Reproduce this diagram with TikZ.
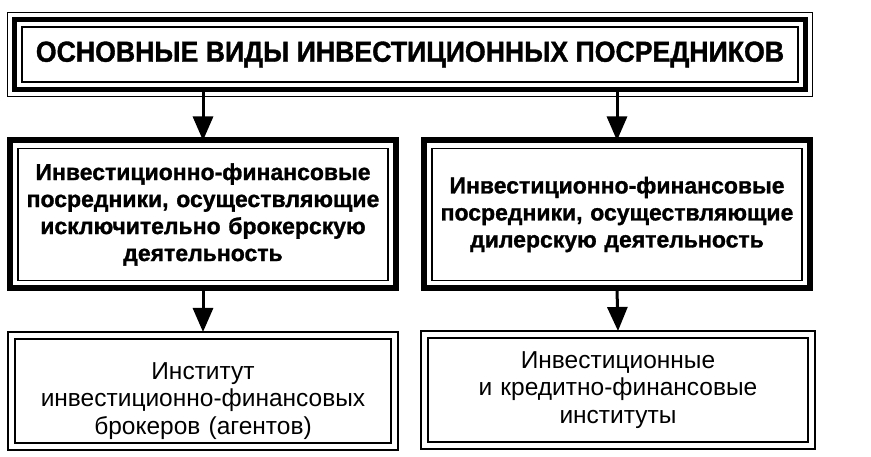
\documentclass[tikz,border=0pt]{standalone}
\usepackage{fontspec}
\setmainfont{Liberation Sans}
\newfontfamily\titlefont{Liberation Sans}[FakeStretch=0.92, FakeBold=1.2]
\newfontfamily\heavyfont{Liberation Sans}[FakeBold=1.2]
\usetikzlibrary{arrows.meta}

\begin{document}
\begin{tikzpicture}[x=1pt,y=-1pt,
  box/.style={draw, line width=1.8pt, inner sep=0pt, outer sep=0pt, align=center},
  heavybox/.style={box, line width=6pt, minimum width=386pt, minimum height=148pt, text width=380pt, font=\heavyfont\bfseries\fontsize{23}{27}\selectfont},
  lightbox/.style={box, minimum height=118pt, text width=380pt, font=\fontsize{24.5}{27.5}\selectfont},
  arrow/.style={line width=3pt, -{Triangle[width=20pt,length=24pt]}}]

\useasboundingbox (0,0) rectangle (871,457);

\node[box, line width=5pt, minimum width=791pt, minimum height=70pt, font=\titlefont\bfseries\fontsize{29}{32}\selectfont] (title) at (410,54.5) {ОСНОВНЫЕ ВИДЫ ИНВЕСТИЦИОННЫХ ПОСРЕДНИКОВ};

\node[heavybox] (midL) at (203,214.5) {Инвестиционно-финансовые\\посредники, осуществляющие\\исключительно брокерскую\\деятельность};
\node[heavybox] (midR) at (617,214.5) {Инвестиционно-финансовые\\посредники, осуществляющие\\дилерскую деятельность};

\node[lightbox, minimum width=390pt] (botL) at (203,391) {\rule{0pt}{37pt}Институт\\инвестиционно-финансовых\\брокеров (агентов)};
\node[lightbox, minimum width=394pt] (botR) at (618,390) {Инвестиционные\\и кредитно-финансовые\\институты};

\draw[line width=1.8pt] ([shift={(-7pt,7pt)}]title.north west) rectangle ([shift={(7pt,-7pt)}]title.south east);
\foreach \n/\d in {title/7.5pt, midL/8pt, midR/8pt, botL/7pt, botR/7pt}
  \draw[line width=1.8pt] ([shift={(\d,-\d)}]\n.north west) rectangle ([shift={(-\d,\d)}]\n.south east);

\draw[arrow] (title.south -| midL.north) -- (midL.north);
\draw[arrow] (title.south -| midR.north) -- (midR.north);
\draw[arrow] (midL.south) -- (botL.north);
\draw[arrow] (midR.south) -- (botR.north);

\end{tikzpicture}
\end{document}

GIVEN INSTRUCTION: Every line of the material is to be quoted exactly, with no pictures carried over.

TASK RESULT:
Reproduce this diagram with TikZ.
\documentclass[tikz,border=0pt]{standalone}
\usepackage{fontspec}
\setmainfont{Liberation Sans}
\newfontfamily\titlefont{Liberation Sans}[FakeStretch=0.92, FakeBold=1.2]
\newfontfamily\heavyfont{Liberation Sans}[FakeBold=1.2]
\usetikzlibrary{arrows.meta}

\begin{document}
\begin{tikzpicture}[x=1pt,y=-1pt,
  box/.style={draw, line width=1.8pt, inner sep=0pt, outer sep=0pt, align=center},
  heavybox/.style={box, line width=6pt, minimum width=386pt, minimum height=148pt, text width=380pt, font=\heavyfont\bfseries\fontsize{23}{27}\selectfont},
  lightbox/.style={box, minimum height=118pt, text width=380pt, font=\fontsize{24.5}{27.5}\selectfont},
  arrow/.style={line width=3pt, -{Triangle[width=20pt,length=24pt]}}]

\useasboundingbox (0,0) rectangle (871,457);

\node[box, line width=5pt, minimum width=791pt, minimum height=70pt, font=\titlefont\bfseries\fontsize{29}{32}\selectfont] (title) at (410,54.5) {ОСНОВНЫЕ ВИДЫ ИНВЕСТИЦИОННЫХ ПОСРЕДНИКОВ};

\node[heavybox] (midL) at (203,214.5) {Инвестиционно-финансовые\\посредники, осуществляющие\\исключительно брокерскую\\деятельность};
\node[heavybox] (midR) at (617,214.5) {Инвестиционно-финансовые\\посредники, осуществляющие\\дилерскую деятельность};

\node[lightbox, minimum width=390pt] (botL) at (203,391) {\rule{0pt}{37pt}Институт\\инвестиционно-финансовых\\брокеров (агентов)};
\node[lightbox, minimum width=394pt] (botR) at (618,390) {Инвестиционные\\и кредитно-финансовые\\институты};

\draw[line width=1.8pt] ([shift={(-7pt,7pt)}]title.north west) rectangle ([shift={(7pt,-7pt)}]title.south east);
\foreach \n/\d in {title/7.5pt, midL/8pt, midR/8pt, botL/7pt, botR/7pt}
  \draw[line width=1.8pt] ([shift={(\d,-\d)}]\n.north west) rectangle ([shift={(-\d,\d)}]\n.south east);

\draw[arrow] (title.south -| midL.north) -- (midL.north);
\draw[arrow] (title.south -| midR.north) -- (midR.north);
\draw[arrow] (midL.south) -- (botL.north);
\draw[arrow] (midR.south) -- (botR.north);

\end{tikzpicture}
\end{document}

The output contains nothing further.